%%

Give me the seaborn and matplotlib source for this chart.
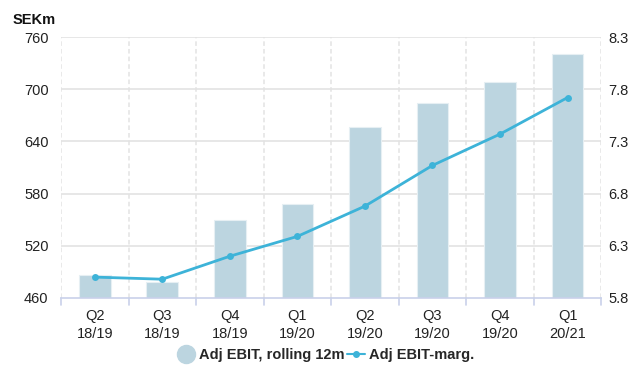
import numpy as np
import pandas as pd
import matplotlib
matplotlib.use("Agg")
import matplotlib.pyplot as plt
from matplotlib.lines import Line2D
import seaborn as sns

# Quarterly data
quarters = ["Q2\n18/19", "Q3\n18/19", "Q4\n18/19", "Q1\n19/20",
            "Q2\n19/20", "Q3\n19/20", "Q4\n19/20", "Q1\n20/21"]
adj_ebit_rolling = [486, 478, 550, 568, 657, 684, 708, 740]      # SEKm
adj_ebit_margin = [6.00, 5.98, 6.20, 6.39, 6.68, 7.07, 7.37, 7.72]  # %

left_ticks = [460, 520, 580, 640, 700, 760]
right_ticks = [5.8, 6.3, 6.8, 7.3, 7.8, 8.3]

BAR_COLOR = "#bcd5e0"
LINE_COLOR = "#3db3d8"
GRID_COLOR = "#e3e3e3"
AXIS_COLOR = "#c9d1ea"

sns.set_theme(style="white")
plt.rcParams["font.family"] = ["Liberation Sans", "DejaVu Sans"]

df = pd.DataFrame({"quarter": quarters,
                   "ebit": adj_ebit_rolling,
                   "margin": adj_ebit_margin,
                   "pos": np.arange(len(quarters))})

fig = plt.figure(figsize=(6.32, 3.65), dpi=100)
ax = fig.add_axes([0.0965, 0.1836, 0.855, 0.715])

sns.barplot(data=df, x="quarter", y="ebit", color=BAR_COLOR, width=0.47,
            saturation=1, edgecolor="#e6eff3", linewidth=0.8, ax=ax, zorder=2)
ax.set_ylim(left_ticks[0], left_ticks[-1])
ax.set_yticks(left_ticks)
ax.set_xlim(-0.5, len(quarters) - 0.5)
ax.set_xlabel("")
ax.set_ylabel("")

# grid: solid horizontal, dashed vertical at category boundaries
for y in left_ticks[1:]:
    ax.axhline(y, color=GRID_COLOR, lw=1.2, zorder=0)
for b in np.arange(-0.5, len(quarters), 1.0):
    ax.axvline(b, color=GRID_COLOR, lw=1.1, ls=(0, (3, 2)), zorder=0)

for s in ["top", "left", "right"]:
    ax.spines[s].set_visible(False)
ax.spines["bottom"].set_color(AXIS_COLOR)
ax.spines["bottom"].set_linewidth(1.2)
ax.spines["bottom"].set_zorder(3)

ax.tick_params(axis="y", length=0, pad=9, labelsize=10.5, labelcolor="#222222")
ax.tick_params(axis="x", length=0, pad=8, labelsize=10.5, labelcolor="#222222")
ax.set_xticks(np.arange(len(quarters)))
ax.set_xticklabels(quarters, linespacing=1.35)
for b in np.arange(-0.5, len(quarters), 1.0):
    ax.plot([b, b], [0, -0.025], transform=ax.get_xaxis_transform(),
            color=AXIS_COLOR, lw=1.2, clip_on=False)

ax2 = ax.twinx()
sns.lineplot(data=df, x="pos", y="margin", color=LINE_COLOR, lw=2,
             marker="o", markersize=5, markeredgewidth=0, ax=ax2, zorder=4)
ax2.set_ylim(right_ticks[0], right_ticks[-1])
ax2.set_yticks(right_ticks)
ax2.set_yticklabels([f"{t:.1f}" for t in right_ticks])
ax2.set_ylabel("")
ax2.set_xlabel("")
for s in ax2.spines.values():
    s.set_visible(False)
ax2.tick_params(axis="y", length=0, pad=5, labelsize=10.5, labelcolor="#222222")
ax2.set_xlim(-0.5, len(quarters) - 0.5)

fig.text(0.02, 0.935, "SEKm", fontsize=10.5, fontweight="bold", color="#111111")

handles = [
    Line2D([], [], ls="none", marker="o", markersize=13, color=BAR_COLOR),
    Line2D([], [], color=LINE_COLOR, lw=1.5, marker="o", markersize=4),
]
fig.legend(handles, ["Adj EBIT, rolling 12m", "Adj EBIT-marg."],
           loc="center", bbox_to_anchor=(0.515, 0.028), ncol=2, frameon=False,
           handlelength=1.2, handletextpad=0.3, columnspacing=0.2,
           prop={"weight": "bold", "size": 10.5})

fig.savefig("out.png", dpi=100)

%%

[Task details]:
Output the data exactly. Pictures don't belong in the result.

[Task answer]:
Give me the seaborn and matplotlib source for this chart.
import numpy as np
import pandas as pd
import matplotlib
matplotlib.use("Agg")
import matplotlib.pyplot as plt
from matplotlib.lines import Line2D
import seaborn as sns

# Quarterly data
quarters = ["Q2\n18/19", "Q3\n18/19", "Q4\n18/19", "Q1\n19/20",
            "Q2\n19/20", "Q3\n19/20", "Q4\n19/20", "Q1\n20/21"]
adj_ebit_rolling = [486, 478, 550, 568, 657, 684, 708, 740]      # SEKm
adj_ebit_margin = [6.00, 5.98, 6.20, 6.39, 6.68, 7.07, 7.37, 7.72]  # %

left_ticks = [460, 520, 580, 640, 700, 760]
right_ticks = [5.8, 6.3, 6.8, 7.3, 7.8, 8.3]

BAR_COLOR = "#bcd5e0"
LINE_COLOR = "#3db3d8"
GRID_COLOR = "#e3e3e3"
AXIS_COLOR = "#c9d1ea"

sns.set_theme(style="white")
plt.rcParams["font.family"] = ["Liberation Sans", "DejaVu Sans"]

df = pd.DataFrame({"quarter": quarters,
                   "ebit": adj_ebit_rolling,
                   "margin": adj_ebit_margin,
                   "pos": np.arange(len(quarters))})

fig = plt.figure(figsize=(6.32, 3.65), dpi=100)
ax = fig.add_axes([0.0965, 0.1836, 0.855, 0.715])

sns.barplot(data=df, x="quarter", y="ebit", color=BAR_COLOR, width=0.47,
            saturation=1, edgecolor="#e6eff3", linewidth=0.8, ax=ax, zorder=2)
ax.set_ylim(left_ticks[0], left_ticks[-1])
ax.set_yticks(left_ticks)
ax.set_xlim(-0.5, len(quarters) - 0.5)
ax.set_xlabel("")
ax.set_ylabel("")

# grid: solid horizontal, dashed vertical at category boundaries
for y in left_ticks[1:]:
    ax.axhline(y, color=GRID_COLOR, lw=1.2, zorder=0)
for b in np.arange(-0.5, len(quarters), 1.0):
    ax.axvline(b, color=GRID_COLOR, lw=1.1, ls=(0, (3, 2)), zorder=0)

for s in ["top", "left", "right"]:
    ax.spines[s].set_visible(False)
ax.spines["bottom"].set_color(AXIS_COLOR)
ax.spines["bottom"].set_linewidth(1.2)
ax.spines["bottom"].set_zorder(3)

ax.tick_params(axis="y", length=0, pad=9, labelsize=10.5, labelcolor="#222222")
ax.tick_params(axis="x", length=0, pad=8, labelsize=10.5, labelcolor="#222222")
ax.set_xticks(np.arange(len(quarters)))
ax.set_xticklabels(quarters, linespacing=1.35)
for b in np.arange(-0.5, len(quarters), 1.0):
    ax.plot([b, b], [0, -0.025], transform=ax.get_xaxis_transform(),
            color=AXIS_COLOR, lw=1.2, clip_on=False)

ax2 = ax.twinx()
sns.lineplot(data=df, x="pos", y="margin", color=LINE_COLOR, lw=2,
             marker="o", markersize=5, markeredgewidth=0, ax=ax2, zorder=4)
ax2.set_ylim(right_ticks[0], right_ticks[-1])
ax2.set_yticks(right_ticks)
ax2.set_yticklabels([f"{t:.1f}" for t in right_ticks])
ax2.set_ylabel("")
ax2.set_xlabel("")
for s in ax2.spines.values():
    s.set_visible(False)
ax2.tick_params(axis="y", length=0, pad=5, labelsize=10.5, labelcolor="#222222")
ax2.set_xlim(-0.5, len(quarters) - 0.5)

fig.text(0.02, 0.935, "SEKm", fontsize=10.5, fontweight="bold", color="#111111")

handles = [
    Line2D([], [], ls="none", marker="o", markersize=13, color=BAR_COLOR),
    Line2D([], [], color=LINE_COLOR, lw=1.5, marker="o", markersize=4),
]
fig.legend(handles, ["Adj EBIT, rolling 12m", "Adj EBIT-marg."],
           loc="center", bbox_to_anchor=(0.515, 0.028), ncol=2, frameon=False,
           handlelength=1.2, handletextpad=0.3, columnspacing=0.2,
           prop={"weight": "bold", "size": 10.5})

fig.savefig("out.png", dpi=100)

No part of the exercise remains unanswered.